Building Cognitive Tutors with Programming by
Demonstration
Matsuda, N., Cohen, W. W., & Koedinger, K. R.
Abstract: The aim of this study is to incorporate the technique of
programming by demonstration (PBD) into an authoring tool for Cognitive
Tutors. The primary motivation of using PBD is to facilitate the authoring
of Cognitive Tutors by educators, rather than AI programmers. That is,
instead of asking authors to build a cognitive model representing a task to
be taught, a machine-learning agent – called the Simulated Student –
observes the author performing the target task and induces production rules
that replicate the author’s performance.
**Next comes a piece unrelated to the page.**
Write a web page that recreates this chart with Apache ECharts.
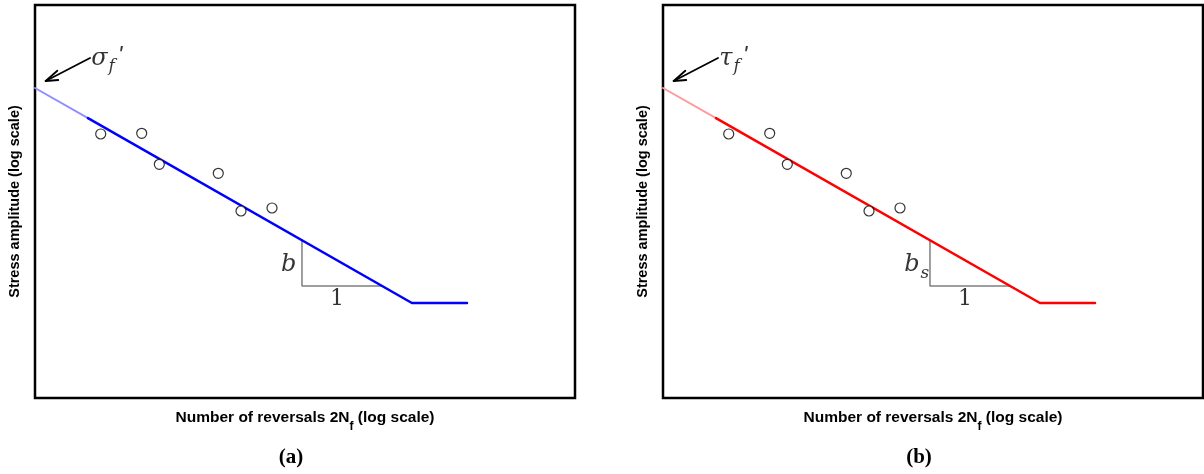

FOIL is used to learn conditions
appearing in the production rules. An evaluation in an example domain of
algebra equation solving shows that observing 10 problems solved in 44
steps induced 9 correct and 1 wrong production rules. Two of the correctly
induced rules were overly general hence produced redundant solutions.
Matsuda, N., Cohen, W. W., & Koedinger, K. R. (2005). Building Cognitive
Tutors with Programming by Demonstration. In S. Kramer & B. Pfahringer
(Eds.), Technical report: TUM-I0510 (Proceedings of the International
Conference on Inductive Logic Programming) (pp. 41-46): Institut fur
Informatik, Technische Universitat Munchen.